Chemical Composition.—The first article of interest regarding this plant, from a pharmaceutical point, appeared in the Chicago Pharmacist, February, 1876, from Mr. H. S. Wellcome. He gave a figure of the plant, and reported finding several resinous bodies. Mr. Charles Mohr (Proc. Amer. Pharm. Assoc., 1879, and Amer. Jour. Pharm., 1879, p. 545), upon distilling 10 pounds of the dried leaves with water, found the distillate free from volatile alkaloid, but it contained a small amount of an oily substance, of an aromatic odor and taste. The herb yielded to ether 8 per cent of a bitter, acrid resin, and to alcohol an inert resin; besides, Mr. Mohr found a peculiar, tannin-like glucosid, gum, green coloring matter, sugar, wax, etc. Rich. Thal, in 1883, announced the presence of ericolin (C26H30O3), a glucosid, in this plant. Rother (1887) obtained an acid resin forming soluble compounds with bases; these compounds, by double decomposition, precipitate quinine from solutions of its salts in the form of salts of quinium-resin. The latter compounds are singularly soluble in ammonia (Amer. Jour.
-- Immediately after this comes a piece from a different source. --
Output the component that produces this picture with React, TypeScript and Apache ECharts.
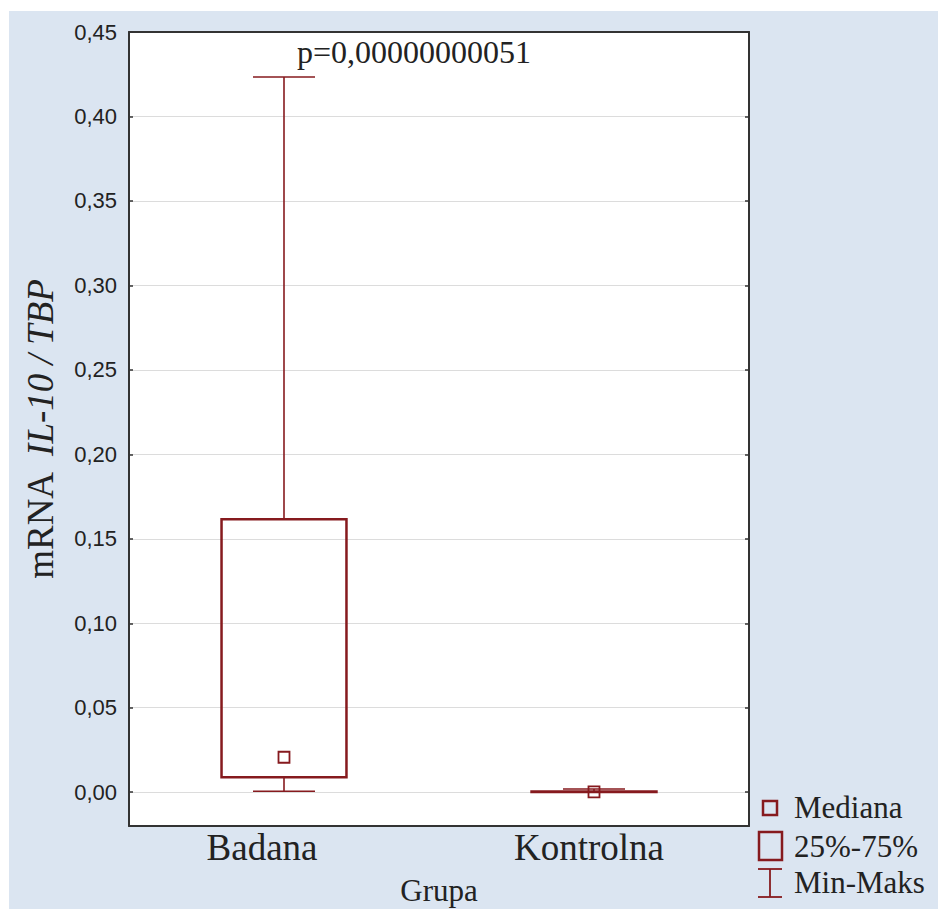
import React, { useEffect, useRef } from "react";
import * as echarts from "echarts";

const categories = ["Badana", "Kontrolna"];
const minVals = [0.0006, 0.0];
const q1Vals = [0.0089, 0.0001];
const medianVals = [0.0207, 0.0002];
const q3Vals = [0.1616, 0.0004];
const maxVals = [0.4234, 0.0019];
const yTicks = [0, 0.05, 0.1, 0.15, 0.2, 0.25, 0.3, 0.35, 0.4, 0.45];
const pText = "p=0,00000000051";
const xTitle = "Grupa";
const legendLabels = ["Mediana", "25%-75%", "Min-Maks"];

const RED = "#861a1e";
const SERIF = "'Liberation Serif', 'Times New Roman', serif";
const SANS = "'Liberation Sans', Arial, sans-serif";
const TXT = "#222";

export default function App() {
  const ref = useRef<HTMLDivElement>(null);
  useEffect(() => {
    if (!ref.current) return;
    const chart = echarts.init(ref.current, undefined, { renderer: "svg" });
    const data = categories.map((_, i) => [i, minVals[i], q1Vals[i], medianVals[i], q3Vals[i], maxVals[i]]);
    const fmt = (v: number) => v.toFixed(2).replace(".", ",");
    chart.setOption({
      animation: false,
      backgroundColor: "#ffffff",
      grid: {
        left: 129, top: 32, right: 189, bottom: 83,
        show: true, backgroundColor: "#ffffff", borderWidth: 0,
        containLabel: false, outerBoundsMode: "none",
      },
      xAxis: [
        {
          type: "category",
          data: categories,
          position: "bottom",
          axisLine: { onZero: false, lineStyle: { color: "#333", width: 2 } },
          axisTick: { inside: true, alignWithLabel: true, length: 4, lineStyle: { color: "#333", width: 1.5 } },
          axisLabel: {
            fontFamily: SERIF, fontSize: 37, color: TXT, margin: 3, lineHeight: 37,
            formatter: (v: string) => (v === "Badana" ? `{a|${v}}` : `{b|${v}}`),
            rich: {
              a: { fontFamily: SERIF, fontSize: 37, color: TXT, padding: [0, 44, 0, 0] },
              b: { fontFamily: SERIF, fontSize: 37, color: TXT, padding: [0, 10, 0, 0] },
            },
          },
        },
        {
          type: "category",
          data: categories,
          position: "top",
          axisLine: { onZero: false, lineStyle: { color: "#333", width: 2 } },
          axisTick: { inside: true, alignWithLabel: true, length: 4, lineStyle: { color: "#333", width: 1.5 } },
          axisLabel: { show: false },
        },
      ],
      yAxis: [
        {
          type: "value",
          min: -0.02,
          max: 0.45,
          position: "left",
          axisLine: { show: true, onZero: false, lineStyle: { color: "#333", width: 2 } },
          axisTick: { show: true, inside: true, length: 4, customValues: yTicks, lineStyle: { color: "#333", width: 1.5 } },
          axisLabel: { customValues: yTicks, formatter: (v: number) => fmt(v), fontFamily: SANS, fontSize: 22, color: TXT, margin: 12 },
          splitLine: { show: true, lineStyle: { color: "#dcdcdc", width: 1 } },
          name: "{n|mRNA}{i|IL-10 / TBP}",
          nameLocation: "middle",
          nameGap: 70,
          nameRotate: 90,
          nameTextStyle: {
            rich: {
              n: { fontFamily: SERIF, fontSize: 37, color: TXT, padding: [0, 16, 0, 0] },
              i: { fontFamily: SERIF, fontSize: 37, color: TXT, fontStyle: "italic" },
            },
          },
        },
        {
          type: "value",
          min: -0.02,
          max: 0.45,
          position: "right",
          axisLine: { show: true, onZero: false, lineStyle: { color: "#333", width: 2 } },
          axisTick: { show: true, inside: true, length: 4, customValues: yTicks, lineStyle: { color: "#333", width: 1.5 } },
          axisLabel: { show: false },
          splitLine: { show: false },
        },
      ],
      series: [
        {
          type: "custom",
          xAxisIndex: 0,
          yAxisIndex: 0,
          data,
          encode: { x: 0, y: [1, 2, 3, 4, 5] },
          renderItem: (params: any, api: any) => {
            const xi = api.value(0);
            const pMin = api.coord([xi, api.value(1)]);
            const pQ1 = api.coord([xi, api.value(2)]);
            const pMed = api.coord([xi, api.value(3)]);
            const pQ3 = api.coord([xi, api.value(4)]);
            const pMax = api.coord([xi, api.value(5)]);
            const band = api.size([1, 0])[0];
            const cx = pMin[0];
            const boxW = band * 0.403;
            const capW = band * 0.2;
            const ms = 11;
            const lineStyle = { stroke: RED, lineWidth: 1.6, fill: "none" };
            return {
              type: "group",
              children: [
                { type: "line", shape: { x1: cx, y1: pQ3[1], x2: cx, y2: pMax[1] }, style: lineStyle },
                { type: "line", shape: { x1: cx - capW / 2, y1: pMax[1], x2: cx + capW / 2, y2: pMax[1] }, style: lineStyle },
                { type: "line", shape: { x1: cx, y1: pQ1[1], x2: cx, y2: pMin[1] }, style: lineStyle },
                { type: "line", shape: { x1: cx - capW / 2, y1: pMin[1], x2: cx + capW / 2, y2: pMin[1] }, style: lineStyle },
                {
                  type: "rect",
                  shape: { x: cx - boxW / 2, y: pQ3[1], width: boxW, height: pQ1[1] - pQ3[1] },
                  style: { stroke: RED, lineWidth: 2.5, fill: "none" },
                },
                {
                  type: "rect",
                  shape: { x: pMed[0] - ms / 2, y: pMed[1] - ms / 2, width: ms, height: ms },
                  style: { stroke: RED, lineWidth: 1.8, fill: "none" },
                },
              ],
            };
          },
        },
      ],
      graphic: [
        { type: "rect", z: -10, silent: true, shape: { x: 9, y: 11, width: 929, height: 898 }, style: { fill: "#dbe5f1" } },
        {
          type: "text",
          x: 297,
          y: 52,
          style: { text: pText, font: `32px ${SERIF}`, fill: TXT, verticalAlign: "middle", align: "left" },
        },
        {
          type: "text",
          x: 439,
          y: 890,
          style: { text: xTitle, font: `31px ${SERIF}`, fill: TXT, verticalAlign: "middle", align: "center" },
        },
        { type: "rect", shape: { x: 763, y: 801, width: 14, height: 14 }, style: { stroke: RED, lineWidth: 2.5, fill: "none" } },
        { type: "rect", shape: { x: 759, y: 832, width: 23, height: 28 }, style: { stroke: RED, lineWidth: 2.5, fill: "none" } },
        { type: "line", shape: { x1: 758, y1: 869, x2: 782, y2: 869 }, style: { stroke: RED, lineWidth: 1.8 } },
        { type: "line", shape: { x1: 758, y1: 897, x2: 782, y2: 897 }, style: { stroke: RED, lineWidth: 1.8 } },
        { type: "line", shape: { x1: 770, y1: 869, x2: 770, y2: 897 }, style: { stroke: RED, lineWidth: 1.8 } },
        { type: "text", x: 794, y: 807, style: { text: legendLabels[0], font: `31px ${SERIF}`, fill: TXT, verticalAlign: "middle" } },
        { type: "text", x: 794, y: 846, style: { text: legendLabels[1], font: `31px ${SERIF}`, fill: TXT, verticalAlign: "middle" } },
        { type: "text", x: 794, y: 882, style: { text: legendLabels[2], font: `31px ${SERIF}`, fill: TXT, verticalAlign: "middle" } },
      ],
    });
    return () => chart.dispose();
  }, []);
  return <div ref={ref} style={{ position: "absolute", left: 0, top: 0, width: 938, height: 909 }} />;
}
Pharm., 1887, p. 225). In 1888, Quirini, by extracting the drug with carbon disulphide, obtained, beside a green resin, insoluble in benzol, eriodictyonic acid (C14H18O5., in yellow, deliquescent plates, soluble in benzol, and melting at 86° to 88° C. (186.6° to 190.4° F.). They have a sweetish-acid taste, and are closely related to phloroglucin. Prof. J. U. Lloyd, who has prepared considerable amounts of the fluid extract of this plant (dried), strongly favors alcohol as the best agent for extracting and permanently holding the proximate resinous principles in solution.
Action, Medical Uses, and Dosage.—Eriodictyon (or Mountain balm) has been recommended in the treatment of laryngeal and bronchial affections, and in chronic pulmonary difficulties generally. It has also been eulogized in the treatment of asthma and hay-fever, in combination with Grindelia robusta. That it possesses some efficiency as a stimulant, in the treatment of chronic mucous affections of the respiratory passages, is undoubtedly true; but that it deserves the high encomiums passed upon it in the treatment of laryngo-bronchial and chronic pulmonary maladies, admits of great doubt; at least, the writer has met with no success with it in any of the above diseases that was superior, or even equal, to the results obtained by some of our old and well-known remedial agents. It has likewise been advised in the treatment of hemorrhoids, and in chronic catarrh of the bladder. Catarrhal gastritis is said to have been successfully treated with it. The article is generally employed in the form of fluid extract and specific yerba santa. The dose of the former varies from 15 minims to 1 fluid drachm; of the latter, 10 to 30 minims, taken in a little syrup, and repeating the dose every 3 or 4 hours.
Specific Indications an Uses.—"Chronic asthma with cough, profuse expectoration, thickening of the bronchial mucous membrane, loss of a petite, impaired digestion, emaciation" (Watkin's Comp. of Ec. Med.). "Cough, with abundant and easy expectoration" (Scudder).